Single by Skillet

from the album Unleashed
- Released: May 20, 2016
- Length: 3:50
- Label: Atlantic
- Songwriters: John Cooper; Seth Mosley;
- Producer: Brian Howes

Skillet singles chronology
| "Good to Be Alive" (2014) | "Feel Invincible" (2016) | "Stars" (2016) |

Music video
- "Feel Invincible" on YouTube

= Feel Invincible =

"Feel Invincible" is the lead single from the 2016 album, Unleashed, by the American Christian rock band Skillet, and is the first track on the album. It was released on May 20, 2016. The song became Skillet's first Hot Christian Songs No. 1 single.

==Background==
On May 20, 2016, Feel Invincible was released as the lead single for Skillet's ninth album, Unleashed. The track is about feeling untouchable with the power of God. In an interview with Billboard, Cooper spoke on the importance of the track for the album:

"The track represents the album in one facet really well: [Unleashed] is full of crowd-chanting anthems. The album is very exciting to listen to. Driving beats and melodic choruses, whether it's hard rock or leaning toward pop. Unleashed is quite diverse -- there are more extreme songs on both sides of the spectrum, meaning harder rock and even metal, but also pop and atmospheric tunes/sounds."
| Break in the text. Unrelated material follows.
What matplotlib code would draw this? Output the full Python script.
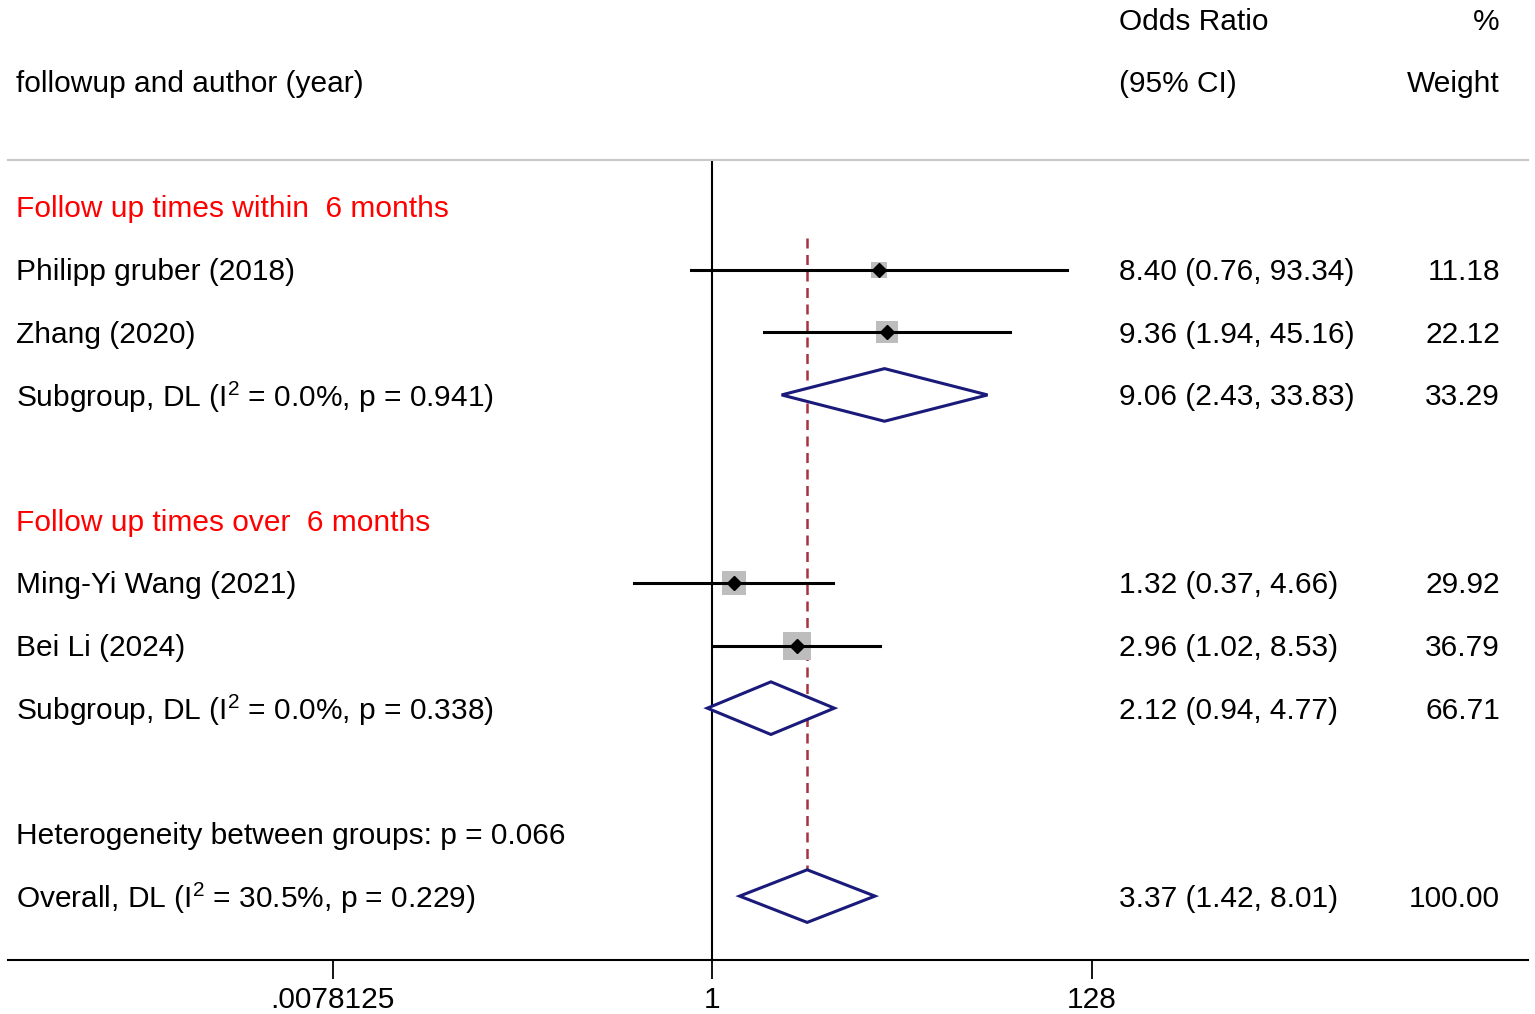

The track was chosen as the theme for TBS' E-League, an eight-week live video-gaming competition broadcast in more than 80 countries. On July 7, WWE announced that it had chosen "Feel Invincible" as an official theme for the 2016 Battleground pay-per-view event.

==Composition==
In an interview with iHeartRadio, Skillet revealed that "Feel Invincible" was about finding something that gets you through another day.

==Music video==
A music video for "Feel Invincible" was released on June 29, 2016. In the visual, the band is dressed entirely in black, with all black guitars, bass and drum kit while playing in a dimly lit warehouse in front of a gray-burst backdrop. Peculiar characters ranging from gas masked figures, samurai warriors and more covered entirely in black also appear throughout the video.

==Track listing==
- Digital download
1. "Feel Invincible" – 3:49
- Digital download (KELLR remix)
2. "Feel Invincible" – 3:11
- Digital download (Doug Weier remix)
3. "Feel Invincible" – 3:32
- Digital download (81Neutronz remix)
4. "Feel Invincible" – 4:01
- Digital download (blastforever remix)
5. "Feel Invincible" – 3:48
- Digital download (Noise Revolution remix)
6. "Feel Invincible" – 3:59

==Personnel==
Credits adapted from Genius.
Production

- Brian Howes – production
- Neal Avron – mixing
- Scott Skrzynaki – assistant mixing
- Jason "JVP" Van Poederooyen – audio engineer, digital editing
- Misha Rajartnam – digital editing
- Ted Jensen – mastering

Skillet
- John Cooper – lead vocals, bass
- Korey Cooper – backing vocals, rhythm guitar, keyboards, programming
- Seth Morrison – lead guitar
- Jen Ledger – drums, co-vocals

Additional personnel
- Seth Mosley – additional keyboards, programming
- Brian Howes – additional guitar, additional vocals
- Jason "JVP" Van Poederooyen – keyboards, additional programming

==Charts==

===Weekly charts===

Weekly chart performance for "Feel Invincible"
| Chart (2016–17) | Peak position |
|---|---|
| US Christian Rock (Billboard) | 1 |
| US Hot Christian Songs (Billboard) | 1 |
| US Hot Rock & Alternative Songs (Billboard) | 12 |
| US Rock & Alternative Airplay (Billboard) | 19 |

===Year-end charts===

2016 year-end chart performance for "Feel Invincible"
| Chart (2016) | Position |
|---|---|
| US Christian Songs (Billboard) | 11 |
| US Hot Rock Songs (Billboard) | 36 |

2017 year-end chart performance for "Feel Invincible"
| Chart (2017) | Position |
|---|---|
| US Christian Songs (Billboard) | 43 |

==Certifications==

Certifications for "Feel Invincible"
| Region | Certification | Certified units/sales |
| New Zealand (RMNZ) | Gold | 15,000^{‡} |
| Poland (ZPAV) | Platinum | 50,000^{‡} |
| United Kingdom (BPI) | Silver | 200,000^{‡} |
| United States (RIAA) | 3× Platinum | 3,000,000^{‡} |
^{‡} Sales+streaming figures based on certification alone.